Losing Someone & DBT
It seems like online, for the most part, after Nov. 28th 2023, I disappeared off platforms. A linkedin post here and a share on Facebook there. But for the most part, I went offline.
After Thanksgiving, it became this strange time where I noticed I was preparing myself with Cope Ahead plan on Cope Ahead plan. Planning for the week I was taking off work. Planning for how people will take care of themselves while I am off work. Planning to go home and be around family.
I was coping with so much
Then the holiday season happened and it ended. No big fights or melt downs. I had done enough coping ahead to manage all of the stress and it paid off! That was until my grandma died on January 2nd, 2024.

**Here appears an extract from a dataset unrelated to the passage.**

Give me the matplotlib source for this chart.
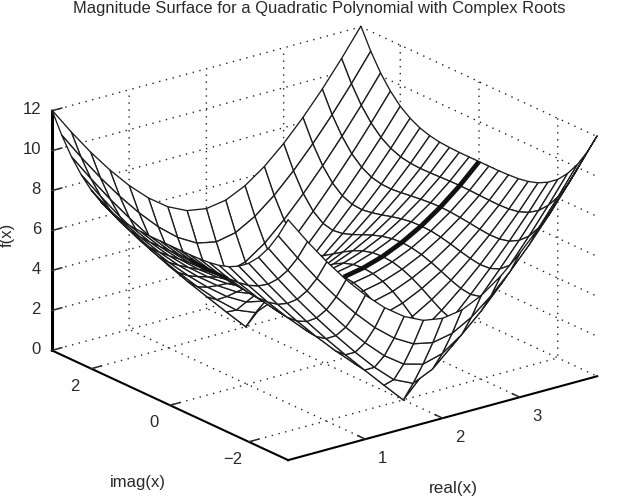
import matplotlib
matplotlib.use("Agg")
import matplotlib.pyplot as plt
import numpy as np
from matplotlib.transforms import ScaledTranslation

plt.rcParams["font.family"] = ["Liberation Sans", "DejaVu Sans"]

TITLE = "Magnitude Surface for a Quadratic Polynomial with Complex Roots"
REAL_X = [0, 0.25, 0.5, 0.75, 1, 1.25, 1.5, 1.75, 2, 2.25, 2.5, 2.75, 3, 3.25, 3.5, 3.75, 4]
IMAG_X = [-3, -2.75, -2.5, -2.25, -2, -1.75, -1.5, -1.25, -1, -0.75, -0.5, -0.25, 0,
          0.25, 0.5, 0.75, 1, 1.25, 1.5, 1.75, 2, 2.25, 2.5, 2.75, 3]
REAL_TICKS = [1, 2, 3]
IMAG_TICKS = [-2, 0, 2]
F_TICKS = [0, 2, 4, 6, 8, 10, 12]

# one row per imag(x)
MAGNITUDE = [
    [12.04, 10.68, 9.41, 8.25, 7.21, 6.32, 5.62, 5.16, 5.00, 5.16, 5.62, 6.32, 7.21, 8.25, 9.41, 10.68, 12.04],
    [11.01, 9.64, 8.35, 7.16, 6.07, 5.10, 4.31, 3.76, 3.56, 3.76, 4.31, 5.10, 6.07, 7.16, 8.35, 9.64, 11.01],
    [10.15, 8.79, 7.50, 6.29, 5.15, 4.11, 3.20, 2.52, 2.25, 2.52, 3.20, 4.11, 5.15, 6.29, 7.50, 8.79, 10.15],
    [9.47, 8.13, 6.85, 5.65, 4.50, 3.41, 2.39, 1.51, 1.06, 1.51, 2.39, 3.41, 4.50, 5.65, 6.85, 8.13, 9.47],
    [8.94, 7.64, 6.41, 5.24, 4.12, 3.05, 2.02, 1.00, 0.00, 1.00, 2.02, 3.05, 4.12, 5.24, 6.41, 7.64, 8.94],
    [8.57, 7.32, 6.14, 5.04, 4.00, 3.02, 2.11, 1.33, 0.94, 1.33, 2.11, 3.02, 4.00, 5.04, 6.14, 7.32, 8.57],
    [8.31, 7.12, 6.02, 5.00, 4.07, 3.23, 2.50, 1.96, 1.75, 1.96, 2.50, 3.23, 4.07, 5.00, 6.02, 7.12, 8.31],
    [8.15, 7.03, 6.00, 5.08, 4.25, 3.54, 2.96, 2.58, 2.44, 2.58, 2.96, 3.54, 4.25, 5.08, 6.00, 7.03, 8.15],
    [8.06, 7.00, 6.05, 5.20, 4.47, 3.87, 3.40, 3.10, 3.00, 3.10, 3.40, 3.87, 4.47, 5.20, 6.05, 7.00, 8.06],
    [8.02, 7.01, 6.12, 5.34, 4.68, 4.16, 3.76, 3.52, 3.44, 3.52, 3.76, 4.16, 4.68, 5.34, 6.12, 7.01, 8.02],
    [8.00, 7.03, 6.18, 5.46, 4.85, 4.38, 4.03, 3.82, 3.75, 3.82, 4.03, 4.38, 4.85, 5.46, 6.18, 7.03, 8.00],
    [8.00, 7.05, 6.23, 5.54, 4.96, 4.52, 4.19, 4.00, 3.94, 4.00, 4.19, 4.52, 4.96, 5.54, 6.23, 7.05, 8.00],
    [8.00, 7.06, 6.25, 5.56, 5.00, 4.56, 4.25, 4.06, 4.00, 4.06, 4.25, 4.56, 5.00, 5.56, 6.25, 7.06, 8.00],
    [8.00, 7.05, 6.23, 5.54, 4.96, 4.52, 4.19, 4.00, 3.94, 4.00, 4.19, 4.52, 4.96, 5.54, 6.23, 7.05, 8.00],
    [8.00, 7.03, 6.18, 5.46, 4.85, 4.38, 4.03, 3.82, 3.75, 3.82, 4.03, 4.38, 4.85, 5.46, 6.18, 7.03, 8.00],
    [8.02, 7.01, 6.12, 5.34, 4.68, 4.16, 3.76, 3.52, 3.44, 3.52, 3.76, 4.16, 4.68, 5.34, 6.12, 7.01, 8.02],
    [8.06, 7.00, 6.05, 5.20, 4.47, 3.87, 3.40, 3.10, 3.00, 3.10, 3.40, 3.87, 4.47, 5.20, 6.05, 7.00, 8.06],
    [8.15, 7.03, 6.00, 5.08, 4.25, 3.54, 2.96, 2.58, 2.44, 2.58, 2.96, 3.54, 4.25, 5.08, 6.00, 7.03, 8.15],
    [8.31, 7.12, 6.02, 5.00, 4.07, 3.23, 2.50, 1.96, 1.75, 1.96, 2.50, 3.23, 4.07, 5.00, 6.02, 7.12, 8.31],
    [8.57, 7.32, 6.14, 5.04, 4.00, 3.02, 2.11, 1.33, 0.94, 1.33, 2.11, 3.02, 4.00, 5.04, 6.14, 7.32, 8.57],
    [8.94, 7.64, 6.41, 5.24, 4.12, 3.05, 2.02, 1.00, 0.00, 1.00, 2.02, 3.05, 4.12, 5.24, 6.41, 7.64, 8.94],
    [9.47, 8.13, 6.85, 5.65, 4.50, 3.41, 2.39, 1.51, 1.06, 1.51, 2.39, 3.41, 4.50, 5.65, 6.85, 8.13, 9.47],
    [10.15, 8.79, 7.50, 6.29, 5.15, 4.11, 3.20, 2.52, 2.25, 2.52, 3.20, 4.11, 5.15, 6.29, 7.50, 8.79, 10.15],
    [11.01, 9.64, 8.35, 7.16, 6.07, 5.10, 4.31, 3.76, 3.56, 3.76, 4.31, 5.10, 6.07, 7.16, 8.35, 9.64, 11.01],
    [12.04, 10.68, 9.41, 8.25, 7.21, 6.32, 5.62, 5.16, 5.00, 5.16, 5.62, 6.32, 7.21, 8.25, 9.41, 10.68, 12.04],
]

INK = "#1c1c1c"
TEXT = "#2a2a2a"

real = np.array(REAL_X)
imag = np.array(IMAG_X)
mag = np.array(MAGNITUDE)
X, Y = np.meshgrid(real, imag)

fig = plt.figure(figsize=(6.37, 5.04), dpi=100)
ax = fig.add_axes([65.7 / 637, 1.7 / 504, 504 / 637, 1.0], projection="3d", proj_type="ortho")
ax.view_init(elev=20.8, azim=-127.4)
ax.set_box_aspect((390, 390, 257), zoom=1.169)
ax.computed_zorder = False
ax.patch.set_alpha(0)

ax.set_xlim(0, 4, view_margin=0)
ax.set_ylim(-3, 3, view_margin=0)
ax.set_zlim(0, 12, view_margin=0)

surf = ax.plot_surface(X, Y, mag, rstride=1, cstride=1, color="white", edgecolor=INK,
                       linewidth=0.95, shade=False, zorder=2)
surf.set_clip_on(False)

# the real axis is picked out in bold where you can see it
row = IMAG_X.index(0)
front = (real >= 2.25)
under = (real >= 0.25) & (real <= 0.75)
ax.plot(real[front], np.zeros(front.sum()), mag[row][front], color="#111111", lw=3.4,
        solid_capstyle="butt", zorder=3, clip_on=False)
ax.plot(real[under], np.zeros(under.sum()), mag[row][under], color="#111111", lw=2.4,
        solid_capstyle="butt", zorder=3, clip_on=False)

ax.set_xticks(REAL_TICKS)
ax.set_yticks(IMAG_TICKS)
ax.set_zticks(F_TICKS)
ax.tick_params(axis="both", labelsize=12, labelcolor=TEXT, colors=TEXT, pad=2)
ax.zaxis.set_tick_params(pad=-4.2)

for axis in (ax.xaxis, ax.yaxis, ax.zaxis):
    axis.set_pane_color((1, 1, 1, 0))
    axis.pane.set_edgecolor((1, 1, 1, 0))
    axis._axinfo["grid"].update(color="#222222", linestyle=(0, (1, 4)), linewidth=1.0)
    axis._axinfo["tick"].update(inward_factor=0.0, outward_factor=0.4)
    axis._axinfo["tick"]["linewidth"] = {True: 1.1, False: 1.1}
    axis._axinfo["axisline"]["color"] = INK
    axis.line.set_linewidth(1.5)
ax.zaxis.line.set_linewidth(2.2)


def nudge_down(label, pixels):
    # mplot3d resets label transforms on every draw, so block that
    label.set_transform(ax.transData + ScaledTranslation(0, -pixels / 100, fig.dpi_scale_trans))
    label.set_transform = lambda t: None


for label in ax.get_zticklabels():
    label.set_ha("right")
    label.set_va("baseline")
    nudge_down(label, 4)
for label in ax.get_xticklabels():
    label.set_ha("left")
    label.set_va("baseline")
    nudge_down(label, 5)
for label in ax.get_yticklabels():
    label.set_va("baseline")
    nudge_down(label, 5)

fig.text(319 / 637, 1 - 8 / 504, TITLE, ha="center", va="center", fontsize=11.85, color=TEXT)
fig.text(453 / 637, 1 - 489 / 504, "real(x)", ha="center", va="center", fontsize=12.3, color=TEXT)
fig.text(138 / 637, 1 - 483 / 504, "imag(x)", ha="center", va="center", fontsize=12, color=TEXT)
fig.text(7 / 637, 1 - 235 / 504, "f(x)", ha="center", va="center", rotation=90, fontsize=12, color=TEXT)

plt.savefig("out.png", dpi=100)
plt.close()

I spoke very infrequently about my grandmother but she was the woman who cared for me, for the most part, since I was 18 months old. She had been diagnosed with Alzheimers for around 8 years and it had taken a toll on her and our family for such a long time.
When I heard about her death, it was this weird moment of emotion that I feel like I can only describe as those sounds of cars just crashing and it doesn’t stop. Glass breaking. Wheels skirting along the highway. Piling cars on top of each other. I didn’t behaviorally act that way but I can only describe the sudden stop in time with those sounds and images.

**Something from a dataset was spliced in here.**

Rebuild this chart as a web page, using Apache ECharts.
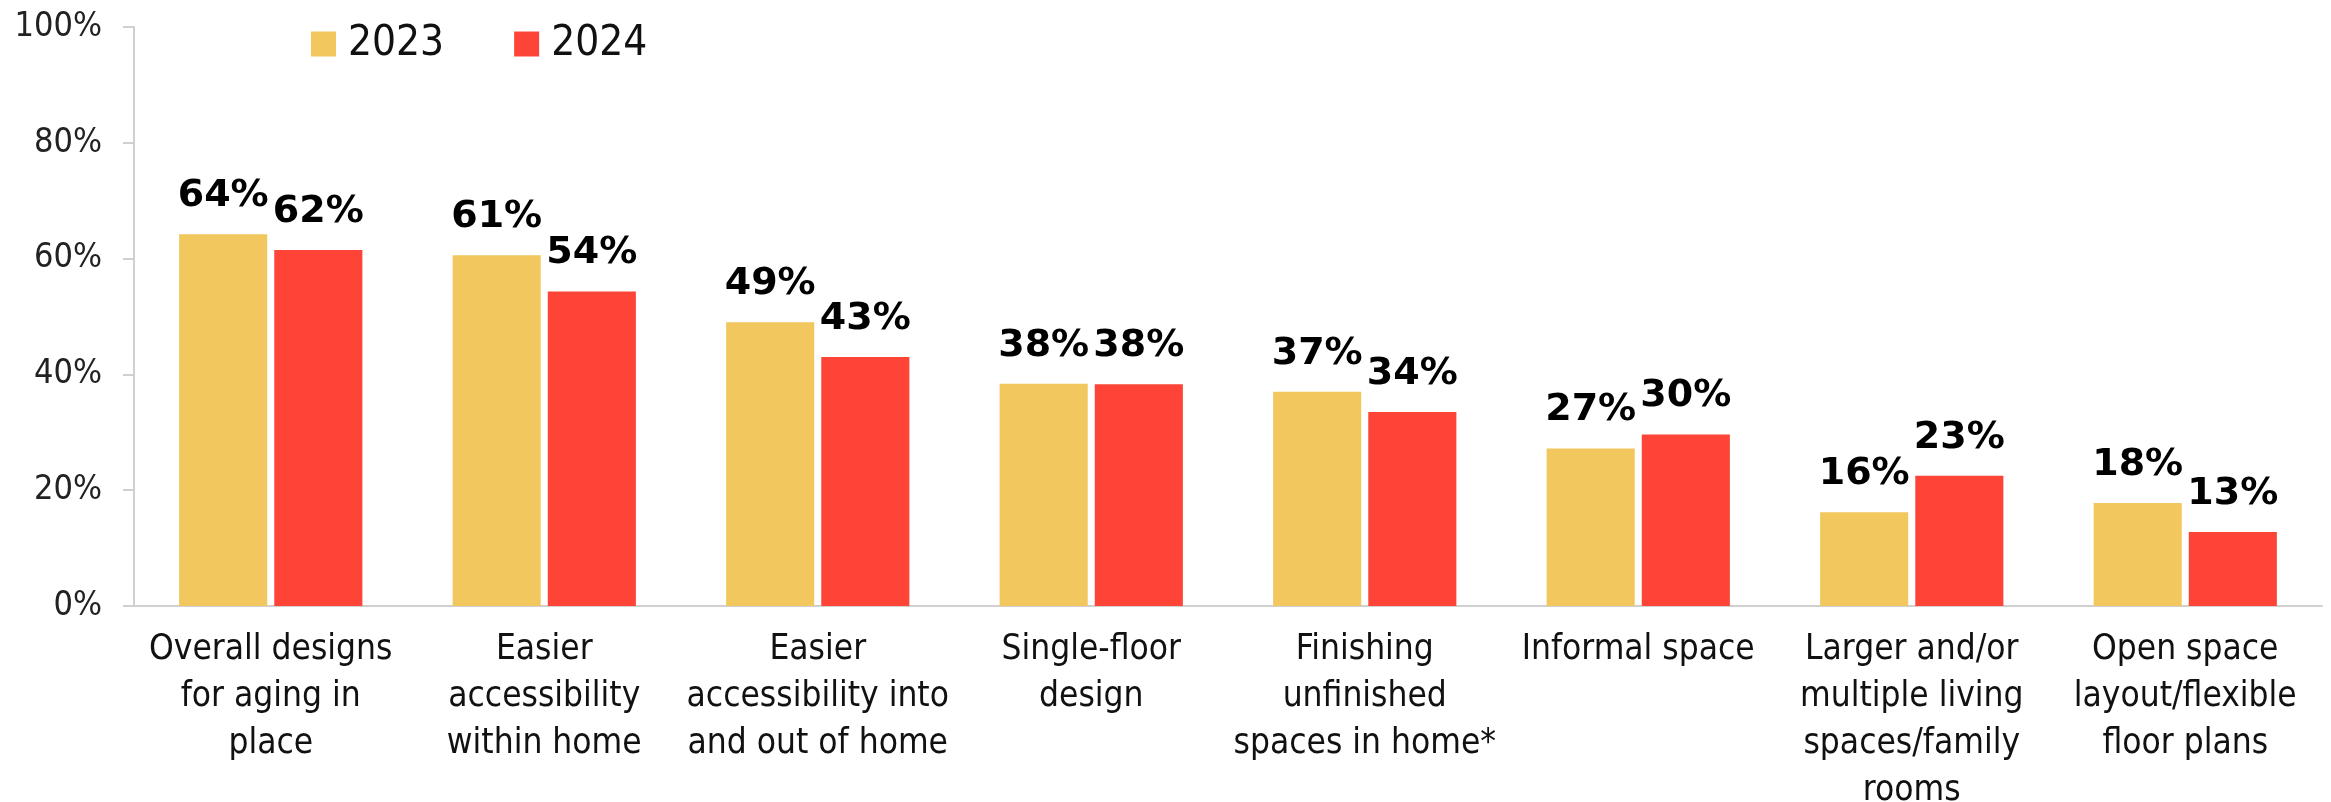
<!DOCTYPE html>
<html>
<head>
<meta charset="utf-8">
<script src="https://cdn.jsdelivr.net/npm/echarts@6/dist/echarts.min.js"></script>
<style>
html,body{margin:0;padding:0;background:#fff;}
#chart{width:2331px;height:802px;}
</style>
</head>
<body>
<div id="chart"></div>
<script>
const categories = [
  "Overall designs\nfor aging in\nplace",
  "Easier\naccessibility\nwithin home",
  "Easier\naccessibility into\nand out of home",
  "Single-floor\ndesign",
  "Finishing\nunfinished\nspaces in home*",
  "Informal space",
  "Larger and/or\nmultiple living\nspaces/family\nrooms",
  "Open space\nlayout/flexible\nfloor plans"
];
const seriesNames = ["2023", "2024"];
const values2023 = [64.2, 60.6, 49.0, 38.4, 37.0, 27.2, 16.2, 17.8];
const values2024 = [61.5, 54.3, 43.0, 38.3, 33.5, 29.6, 22.5, 12.8];
const yTicks = { min: 0, max: 100, interval: 20 };

const FONT = "'DejaVu Sans Condensed', 'DejaVu Sans', sans-serif";
const colors = ["#F1C75E", "#FD4436"];

const chart = echarts.init(document.getElementById('chart'), null, { renderer: 'canvas' });

function barSeries(name, data, color) {
  return {
    name: name,
    type: 'bar',
    data: data,
    barGap: '8%',
    barCategoryGap: '33%',
    itemStyle: { color: color },
    label: {
      show: true,
      position: 'top',
      distance: 19,
      formatter: p => Math.round(p.value) + '%',
      fontFamily: "'DejaVu Sans', sans-serif",
      fontWeight: 'bold',
      fontSize: 38,
      color: '#000'
    }
  };
}

chart.setOption({
  animation: false,
  backgroundColor: '#fff',
  grid: { left: 134, right: 9, top: 27, bottom: 196, containLabel: false, outerBoundsMode: 'none' },
  legend: {
    data: seriesNames,
    left: 311,
    top: 23,
    padding: 0,
    icon: 'rect',
    itemWidth: 25,
    itemHeight: 25,
    itemGap: 70,
    textStyle: { fontFamily: FONT, fontSize: 42, color: '#111', padding: [0, 0, 0, 7] }
  },
  xAxis: {
    type: 'category',
    data: categories,
    axisLine: { show: true, lineStyle: { color: '#d0d0d0', width: 2 } },
    axisTick: { show: false },
    axisLabel: {
      interval: 0,
      margin: 20,
      fontFamily: FONT,
      fontSize: 35,
      lineHeight: 47,
      color: '#111',
      align: 'center'
    }
  },
  yAxis: {
    type: 'value',
    min: yTicks.min,
    max: yTicks.max,
    interval: yTicks.interval,
    axisLine: { show: true, lineStyle: { color: '#d0d0d0', width: 2 } },
    axisTick: { show: true, length: 11, lineStyle: { color: '#d0d0d0', width: 2 } },
    splitLine: { show: false },
    axisLabel: {
      formatter: '{value}%',
      margin: 32,
      fontFamily: FONT,
      fontSize: 34,
      color: '#222'
    }
  },
  series: [
    barSeries(seriesNames[0], values2023, colors[0]),
    barSeries(seriesNames[1], values2024, colors[1])
  ]
});
</script>
</body>
</html>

Why am I talking about DBT here
Because I felt the immense emotion in that moment and two days later, I was in my therapist’s office hearing that my recent dissociation from what was going on after her death was likely because my family had behaviorally encouraged me to not feel but to think. An unspoken rule of “we can’t feel right now. There’s too much planning”. In those moments, I wasn’t feeling. I was planning how I was going to cope for the rest of my life with my grandma now dead.
Then, the emotion hit me. I never wanted to do what they were doing but here I was, doing exactly what they taught me. I cried and shook and cried and shook. All of these emotions were there behind this thin glass of perfectionism and planning. Part of the reality hit, my grandma was gone.

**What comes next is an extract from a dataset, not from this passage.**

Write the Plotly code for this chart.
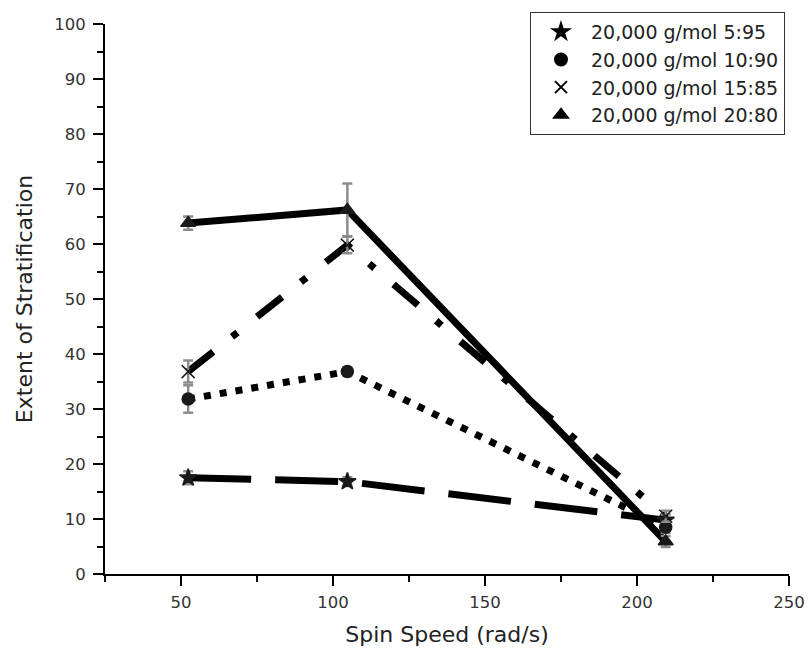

I went to the funeral and spoke. Allowing myself to feel emotions and thanking people for the space to feel emotions. I got home, laying in bed with my partner after a long day of traveling and feeling. I looked at him to the right of the bed and said “she’s gone, isn’t she?” He looked back at me and responded very carefully, “yes, she is gone.” I felt emotion again. Knowing that she was gone and that reality acceptance grief was hitting me at that moment.
Reality Acceptance is still slowly hitting me. Watching the sunset happen in front of my eyes and knowing that the sunsets I watched with my grandma are no longer the current experience, but a memory I will try to hold onto. Going to Wendy’s and having memories of eating a chocolate frosty with her. Those times we were so happy that the family was gone that we would celebrate. If I ever write a book, I want to include that when I explain walking on eggshells around family members. We CELEBRATED people being out of town. It was that many eggshells to walk around in my family. Crazy to believe but it’s true.
From the DBT lens, I am speaking about reality acceptance but I am also speaking about reinforcement and behavior changes. When someone is reinforced to not experience emotions, that can build so much resentment and interesting planning behaviors like I went through. When that was brought to my attention and I heard what was said, I could feel. I could feel it hitting me like a ton of bricks.
When we have that moment of reality acceptance around our behaviors, grief is a common experience.
In those moments, I grieved my grandmother being gone but I also grieved 8 year old me who heard that I have to keep going even when I have reached my limit. I grieved 12 year old me hearing that me crying in class is a distraction and that people couldn’t handle my feelings (meaning the teachers). I grieved 15 year old me coming to acceptance of myself more and more and feeling fear that others will not like me. I grieved 21 year old me that was starved for affection and did everything under the sun to try and keep affection coming to the complete detriment of a relationship. I grieved me saying that I would never become like my family. That’s a lot of grieving, so I hope it doesn’t seem like 100% of the grieving completed all together. As many memories flooded into my body, I felt so much for what I didn’t feel before. Safety to feel.
Lots more to feel and that’s okay
I have so much more to feel. You should’ve heard the conversation with my therapist on Monday when I said “I am going to have needs for the rest of my life, huh?” You may notice that you experience a lot of feeilngs but it was so unsafe for you that it has followed you to this point. I want you to recognize how brave you are for exploring yourself and reading this. I encourage you to explore with yourself and trusted providers and loved ones to find your own space of feeling. If that place could be what you needed to feel, what would it look like? Mine is my bed when I need to be mindful of emotions and feel the emotion. Yours may be the bathtub where you stand under the water and notice the sounds and sensations. Yours may be a backyard where you can enjoy the wide space to allow your feelings to release outward. It could be anything you want it to be. If you have the funds, spend a wise amount of money on creating the space for you to feel. If you don’t have the funds, find ways to accommodate yourself best within your means and explore creativity of letting out emotions (ex: finding a firm cardboard piece holding the paper towels together and a pillow for you to hit the cardboard cylinder on the pillow or finding time for mindful movement at a steady pace to allow you to feel emotions).